Stored data:
====

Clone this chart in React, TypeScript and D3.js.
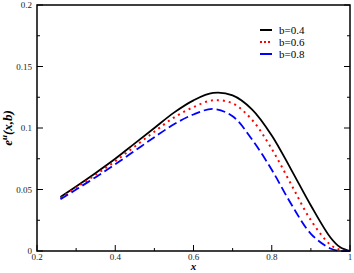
import React, { useEffect, useRef } from "react";
import * as d3 from "d3";

const xs = [0.26, 0.3, 0.35, 0.4, 0.45, 0.5, 0.55, 0.6, 0.65, 0.7, 0.75, 0.8, 0.85, 0.9, 0.95, 0.975, 1.0];
const b04 = [0.044, 0.0525, 0.0635, 0.075, 0.0875, 0.1, 0.1125, 0.1225, 0.1285, 0.1265, 0.115, 0.094, 0.066, 0.037, 0.011, 0.003, 0];
const b06 = [0.043, 0.0515, 0.062, 0.073, 0.085, 0.097, 0.1085, 0.117, 0.1225, 0.12, 0.1065, 0.083, 0.054, 0.025, 0.005, 0.001, 0];
const b08 = [0.042, 0.05, 0.06, 0.0705, 0.0815, 0.0925, 0.103, 0.111, 0.1155, 0.1095, 0.0905, 0.066, 0.038, 0.014, 0.002, 0, 0];

const series = [
  { label: "b=0.4", values: b04, color: "#000000", dash: null },
  { label: "b=0.6", values: b06, color: "#ff0000", dash: "2,4" },
  { label: "b=0.8", values: b08, color: "#0000ff", dash: "9,4" },
];

const xTicks = [0.2, 0.4, 0.6, 0.8, 1];
const xTickLabels = ["0.2", "0.4", "0.6", "0.8", "1"];
const yTicks = [0, 0.05, 0.1, 0.15, 0.2];
const yTickLabels = ["0", "0.05", "0.1", "0.15", "0.2"];

const App = () => {
  const ref = useRef<SVGSVGElement>(null);

  useEffect(() => {
    const margin = { top: 5, right: 4, bottom: 22, left: 37 };
    const width = 354 - margin.left - margin.right;
    const height = 273 - margin.top - margin.bottom;

    const root = d3.select(ref.current);
    root.selectAll("*").remove();

    const svg = root
      .append("g")
      .attr("transform", `translate(${margin.left},${margin.top})`);

    const x = d3.scaleLinear().domain([0.2, 1]).range([0, width]);
    const y = d3.scaleLinear().domain([0, 0.2]).range([height, 0]);

    const font = "serif";

    // ticks, pointing inward
    const xMinor = d3.range(0.3, 1, 0.2);
    const yMinor = d3.range(0.025, 0.2, 0.05);
    const tk = svg.append("g").attr("stroke", "#000").attr("stroke-width", 1);
    xTicks.forEach((t) => {
      tk.append("line").attr("x1", x(t)).attr("x2", x(t)).attr("y1", height).attr("y2", height - 6);
    });
    xMinor.forEach((t) => {
      tk.append("line").attr("x1", x(t)).attr("x2", x(t)).attr("y1", height).attr("y2", height - 3);
    });
    yTicks.forEach((t) => {
      tk.append("line").attr("x1", 0).attr("x2", 6).attr("y1", y(t)).attr("y2", y(t));
      tk.append("line").attr("x1", width).attr("x2", width - 6).attr("y1", y(t)).attr("y2", y(t));
    });
    yMinor.forEach((t) => {
      tk.append("line").attr("x1", 0).attr("x2", 3).attr("y1", y(t)).attr("y2", y(t));
      tk.append("line").attr("x1", width).attr("x2", width - 3).attr("y1", y(t)).attr("y2", y(t));
    });

    // tick labels
    svg
      .selectAll(".xl")
      .data(xTicks)
      .enter()
      .append("text")
      .attr("x", (d) => x(d))
      .attr("y", height + 9)
      .attr("text-anchor", "middle")
      .attr("font-family", font)
      .attr("font-size", 9)
      .attr("fill", "#222")
      .text((d, i) => xTickLabels[i]);

    svg
      .selectAll(".yl")
      .data(yTicks)
      .enter()
      .append("text")
      .attr("x", -5)
      .attr("y", (d) => y(d) + 3)
      .attr("text-anchor", "end")
      .attr("font-family", font)
      .attr("font-size", 9)
      .attr("fill", "#222")
      .text((d, i) => yTickLabels[i]);

    // curves
    const line = d3
      .line<number>()
      .x((d, i) => x(xs[i]))
      .y((d) => y(Math.max(0, d)))
      .curve(d3.curveCatmullRom.alpha(0.5));

    series.forEach((s) => {
      svg
        .append("path")
        .datum(s.values)
        .attr("fill", "none")
        .attr("stroke", s.color)
        .attr("stroke-width", s.dash === "2,4" ? 2 : 1.8)
        .attr("stroke-dasharray", s.dash)
        .attr("d", line);
    });

    // frame
    svg
      .append("rect")
      .attr("width", width)
      .attr("height", height)
      .attr("fill", "none")
      .attr("stroke", "#000")
      .attr("stroke-width", 1.5);

    // legend
    const lg = svg.append("g").attr("transform", `translate(223,25)`);
    series.forEach((s, i) => {
      lg.append("line")
        .attr("x1", 0)
        .attr("x2", 12)
        .attr("y1", i * 12)
        .attr("y2", i * 12)
        .attr("stroke", s.color)
        .attr("stroke-width", 2)
        .attr("stroke-dasharray", s.dash === "2,4" ? "2,2" : null);
      lg.append("text")
        .attr("x", 19)
        .attr("y", i * 12 + 4)
        .attr("font-family", font)
        .attr("font-size", 11)
        .attr("fill", "#000")
        .text(s.label);
    });

    // axis titles
    svg
      .append("text")
      .attr("x", width / 2)
      .attr("y", height + 19)
      .attr("text-anchor", "middle")
      .attr("font-family", font)
      .attr("font-size", 11)
      .attr("font-weight", "bold")
      .attr("font-style", "italic")
      .text("x");

    const yl = svg
      .append("text")
      .attr("transform", `translate(-25,${height / 2}) rotate(-90)`)
      .attr("text-anchor", "middle")
      .attr("font-family", font)
      .attr("font-size", 13)
      .attr("font-weight", "bold")
      .attr("font-style", "italic");
    yl.append("tspan").text("e");
    yl.append("tspan").attr("font-size", 9).attr("dy", -5).text("u");
    yl.append("tspan").attr("dy", 5).text("(x,b)");
  }, []);

  return (
    <svg
      ref={ref}
      width={354}
      height={273}
      style={{ position: "absolute", left: 0, top: 0, background: "#fff" }}
    />
  );
};

export default App;
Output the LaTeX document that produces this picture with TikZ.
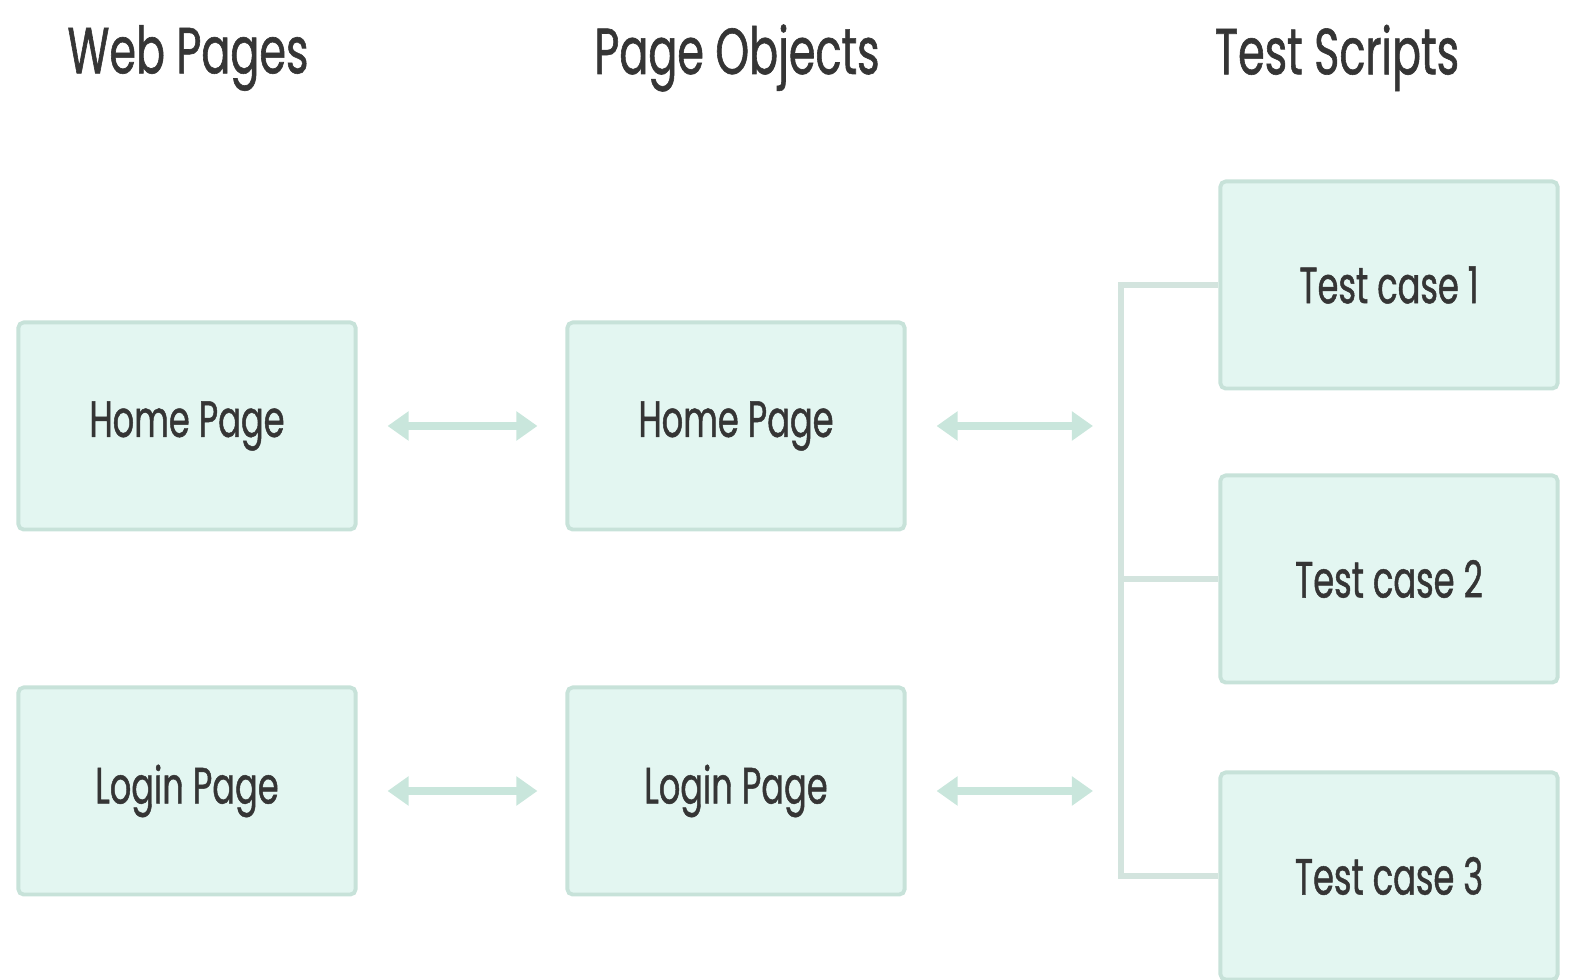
\documentclass[tikz,border=0pt]{standalone}
\usepackage{fontspec}
\setmainfont{Poppins}[FakeStretch=0.66,FakeBold=0.9]
\usetikzlibrary{arrows.meta}
\definecolor{boxfill}{HTML}{E3F6F1}
\definecolor{boxline}{HTML}{C7E2D9}
\definecolor{linkcol}{HTML}{C9E6DC}
\definecolor{buscol}{HTML}{D3E4DE}
\definecolor{txt}{HTML}{353535}
\tikzset{
	pagebox/.style={draw=boxline,fill=boxfill,line width=1.1pt,rounded corners=1.5pt,minimum width=3.37cm,minimum height=2.07cm,text=txt,font=\fontsize{14.5}{16}\selectfont},
	coltitle/.style={text=txt,font=\fontsize{18.5}{20}\selectfont},
	link/.style={draw=linkcol,line width=2pt,{Triangle[width=8pt,length=6pt]}-{Triangle[width=8pt,length=6pt]},shorten <=0.3cm,shorten >=0.28cm},
	bus/.style={draw=buscol,line width=1.6pt}
}
\begin{document}
\begin{tikzpicture}[line cap=butt,line join=miter,x=0.01cm,y=-0.01cm]
		\useasboundingbox (0,0) rectangle (1575,980);
		\node[coltitle] (tweb) at (188,58) {Web Pages};
		\node[coltitle] (tpo) at (737,58) {Page Objects};
		\node[coltitle] (tts) at (1337,58) {Test Scripts};
		\node[pagebox] (wh) at (187,426) {Home Page};
		\node[pagebox] (wl) at (187,791) {Login Page};
		\node[pagebox] (ph) at (736,426) {Home Page};
		\node[pagebox] (pl) at (736,791) {Login Page};
		\node[pagebox] (tc1) at (1389,285) {Test case 1};
		\node[pagebox] (tc2) at (1389,579) {Test case 2};
		\node[pagebox] (tc3) at (1389,876) {Test case 3};
		\coordinate (hub) at (1121,580);
		\draw[bus] (tc1.west) -| (hub) |- (tc3.west);
		\draw[bus] (tc2.west) -- (tc2.west -| hub);
		\draw[link] (wh.east) -- (ph.west);
		\draw[link] (wl.east) -- (pl.west);
		\draw[link] (ph.east) -- (ph.east -| hub);
		\draw[link] (pl.east) -- (pl.east -| hub);
	\end{tikzpicture}
\end{document}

====

Direction:
Pictures stay out. Repeat only the lines from the beginning of the data through the line that has "0.002, 0, 0];".

Task output:
Clone this chart in React, TypeScript and D3.js.
import React, { useEffect, useRef } from "react";
import * as d3 from "d3";

const xs = [0.26, 0.3, 0.35, 0.4, 0.45, 0.5, 0.55, 0.6, 0.65, 0.7, 0.75, 0.8, 0.85, 0.9, 0.95, 0.975, 1.0];
const b04 = [0.044, 0.0525, 0.0635, 0.075, 0.0875, 0.1, 0.1125, 0.1225, 0.1285, 0.1265, 0.115, 0.094, 0.066, 0.037, 0.011, 0.003, 0];
const b06 = [0.043, 0.0515, 0.062, 0.073, 0.085, 0.097, 0.1085, 0.117, 0.1225, 0.12, 0.1065, 0.083, 0.054, 0.025, 0.005, 0.001, 0];
const b08 = [0.042, 0.05, 0.06, 0.0705, 0.0815, 0.0925, 0.103, 0.111, 0.1155, 0.1095, 0.0905, 0.066, 0.038, 0.014, 0.002, 0, 0];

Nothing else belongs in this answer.